Palos de ciego
El 1-1 ha sido engañoso. En realidad, el Real Madrid goleó al Lyon con dos tiros al poste, un penalti no pitado y un gol del denostado Benzema. Y ya son tres las dianas decisivas del delantero centro fantasma que ponen en solfa el criterio de su displicente entrenador.
"Tiene uno en el banquillo", le había recordado Valdano cuando Mou reclamaba a los cielos y exigía a Florentino, bajo amenaza de irse en junio, un delantero centro más y no "un conejo". Le compraron otro. No un conejo, sino un delantero cazador. Ahora, a Dios rogando y la chequera deshojando, ya solo le falta un árbitro que le deje tocar el pito. Pero no es de esto de lo que quería hablar, aunque precisamente este sea mi irrisorio cometido: emular a Plutarco y, como si fueran Alejandro y Julio César, confrontar a retazos, en un dueto de semblanzas, las peculiaridades paralelas de dos entrenadores de fútbol. Uno juega a las tabas con las estrellas del cielo en la veneciana isla cementerio de San Michele. El otro es la estrella que, entre rutilantes estrellas, con mayor fulgor resplandece a ras de hierba en el mausoleo del Bernabéu.
"Para ejercer con éxito el oficio de entrenador no es imprescindible acaparar protagonismos", dijo la voz
Junto a la merecida admiración que tanto el vivo como el muerto suscitan, ambos provocan un tipo de veneración sospechosa, próxima a la más gregaria de las adhesiones, como si en lugar de deportistas profesionales se tratara de caudillos al mando de huestes triunfadoras. Su ambición personal y autoritaria actitud justifican el parangón. Como Mourinho con sus perentorias exigencias, Helenio Herrera solía afrontar, cuando no afrentar, a los presidentes o directivos del club que, habiéndole contratado, se interponían a su voluntad de controlarlo todo. En una ocasión, antes de dimitir, llegó a zarandear al marqués de la Florida, presidente a la sazón del Atlético de Madrid, equipo con el que había ganado dos Ligas. No voy a enumerar sus sucesivos logros y trifulcas en Sevilla, Barcelona o Roma. Baste saber que, apenas llegado al Inter de Milán, cambió desde el médico del equipo al chófer del autocar. Allí, su talante dictatorial despertó en algunos ciertas inconfesables añoranzas de las que él no era consciente y, desde luego, no compartía ni cultivaba. Por supuesto, no se pueden relacionar las residuales nostalgias fascistas de la Italia de los años sesenta, donde el advenimiento de un Berlusconi ya se podía presuponer, con la mesiánica acogida dispensada en España a un Mourinho como redentor del Real Madrid. Pero el peligro de exacerbación subyace y los gestos extemporáneos nada contribuyen a mitigarlo. En este aspecto, nuestros dos personajes son tal para cual. Sin embargo, en dos o tres cosas se diferencian: Helenio Herrera no menospreciaba a sus colegas ni a sus jugadores y nunca asumía el papel de víctima. Por el contrario, en lugar de lamentarse, siempre trataba de sacar ventaja de la desventaja.

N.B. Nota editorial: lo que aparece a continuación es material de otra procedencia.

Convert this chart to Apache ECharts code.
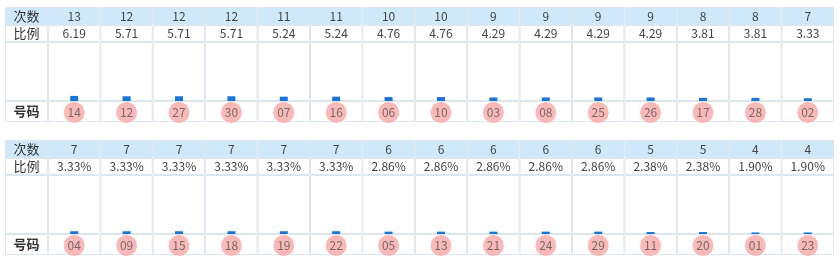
<!DOCTYPE html>
<html>
<head>
<meta charset="utf-8">
<script src="https://cdn.jsdelivr.net/npm/echarts@6/dist/echarts.min.js"></script>
<style>
html, body { margin: 0; padding: 0; background: #fff; }
#chart { width: 840px; height: 264px; }
</style>
</head>
<body>
<div id="chart"></div>
<script>
// row titles of the left column
const rowTitles = ['次数', '比例', '', '号码']

// first table
const nums1   = ['14', '12', '27', '30', '07', '16', '06', '10', '03', '08', '25', '26', '17', '28', '02']
const counts1 = [13, 12, 12, 12, 11, 11, 10, 10, 9, 9, 9, 9, 8, 8, 7]
const ratios1 = ['6.19', '5.71', '5.71', '5.71', '5.24', '5.24', '4.76', '4.76', '4.29', '4.29', '4.29', '4.29', '3.81', '3.81', '3.33']

// second table
const nums2   = ['04', '09', '15', '18', '19', '22', '05', '13', '21', '24', '29', '11', '20', '01', '23']
const counts2 = [7, 7, 7, 7, 7, 7, 6, 6, 6, 6, 6, 5, 5, 4, 4]
const ratios2 = ['3.33%', '3.33%', '3.33%', '3.33%', '3.33%', '3.33%', '2.86%', '2.86%', '2.86%', '2.86%', '2.86%', '2.38%', '2.38%', '1.90%', '1.90%']

const tables = [
  { nums: nums1, counts: counts1, ratios: ratios1 },
  { nums: nums2, counts: counts2, ratios: ratios2 },
]

//** layout */
const tops    = [7, 140]
const rowH    = [18, 17, 59, 21]
const total   = rowH.reduce((a, b) => a + b, 0)
const left    = 5
const headW   = 43
const right   = 6
const barMax  = 150
const font    = '"Noto Sans CJK SC", "Microsoft YaHei", sans-serif'
const line    = '#dce6ee'
const headBg  = '#cfe9fa'

const grid = [], xAxis = [], yAxis = [], series = []

tables.forEach((t, ti) => {
  const top = tops[ti]
  const gHead = grid.length, gBody = gHead + 1, gBar = gHead + 2
  grid.push(
    { left, top, width: headW, height: total },
    { left: left + headW, right, top, height: total },
    { left: left + headW, right, top: top + rowH[0] + rowH[1], height: rowH[2] },
  )
  xAxis.push(
    { gridIndex: gHead, type: 'category', data: ['h'], show: false },
    { gridIndex: gBody, type: 'category', data: t.nums, show: false },
    { gridIndex: gBar, type: 'category', data: t.nums, show: false },
  )
  yAxis.push(
    { gridIndex: gHead, type: 'value', min: 0, max: total, inverse: true, show: false },
    { gridIndex: gBody, type: 'value', min: 0, max: total, inverse: true, show: false },
    { gridIndex: gBar, type: 'value', min: 0, max: barMax, show: false },
  )

  // table cells, stacked rows
  rowH.forEach((h, r) => {
    series.push({
      type: 'bar',
      xAxisIndex: gHead, yAxisIndex: gHead,
      stack: 'head' + ti,
      barWidth: '100%',
      silent: true,
      z: 1,
      itemStyle: { color: r === 0 ? headBg : '#fff', borderColor: line, borderWidth: 1 },
      label: {
        show: true, position: 'inside',
        formatter: () => rowTitles[r],
        color: '#333', fontSize: 13, fontFamily: font,
        fontWeight: r === 3 ? 'bold' : 'normal',
      },
      data: [h],
    })
    series.push({
      type: 'bar',
      xAxisIndex: gBody, yAxisIndex: gBody,
      stack: 'body' + ti,
      barWidth: '100%',
      silent: true,
      z: 1,
      itemStyle: { color: r === 0 ? headBg : '#fff', borderColor: line, borderWidth: 1 },
      label: {
        show: r < 2, position: 'inside',
        formatter: p => r === 0 ? t.counts[p.dataIndex] : t.ratios[p.dataIndex],
        color: '#444', fontSize: 12, fontFamily: font,
      },
      data: t.nums.map(() => h),
    })
  })

  // small count bars
  series.push({
    type: 'bar',
    xAxisIndex: gBar, yAxisIndex: gBar,
    barWidth: 8,
    z: 3,
    itemStyle: { color: '#1a74d8' },
    data: t.counts,
  })

  // number balls
  const ballY = rowH[0] + rowH[1] + rowH[2] + rowH[3] / 2 + 1
  series.push({
    type: 'scatter',
    xAxisIndex: gBody, yAxisIndex: gBody,
    symbolSize: 21,
    z: 4,
    itemStyle: { color: '#f8a7a7' },
    label: {
      show: true, position: 'inside',
      formatter: p => p.value[0],
      color: '#555', fontSize: 12, fontFamily: font,
    },
    data: t.nums.map(n => [n, ballY]),
  })
})

const chart = echarts.init(document.getElementById('chart'))
chart.setOption({
  animation: false,
  textStyle: { fontFamily: font },
  grid, xAxis, yAxis, series,
})
</script>
</body>
</html>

Mi diatriba debió de importunar a alguien porque una voz, venida de no sé dónde, con la monocorde resonancia del ordenador HAL 9000 de 2001, se dejó oír: "Convendría advertir a los lectores", dijo, "que para ejercer con éxito el oficio de entrenador no es imprescindible acaparar protagonismos con el enrevesado pretexto de atraer sobre sí los rayos y truenos que uno mismo desencadena. Ejemplos hay en la memoria, y a simple vista, de que se puede ser un gran profesional sin perder la compostura. Pero, sobre todo, no debemos olvidar que los verdaderos responsables de que los mayores histriones recaben más fama y audiencia son los periodistas de tres al cuarto como usted, que no distinguen entre informar y mitificar. O, si lo prefiere, mitificar y entontecer".
El varapalo me pilló a contrapié y la voz se extinguió sin que yo acertara a responder. Con perplejidad, deduje que las palabras solo podían provenir del interior de una lata de cerveza vacía y depositada en el suelo. Propiné una patada a la lata. La mujer invisible aplaudió mi falta de contención y estilo. A su juicio, la voz de la lata era la de Lotina, sugirió con retintín. Y, en un torpe alarde de deplorable mala uva, me informó de que el Madrid había ganado en A Coruña por dos palos a cero. Pero en esta ocasión el conejo Benzema no encontró la madriguera.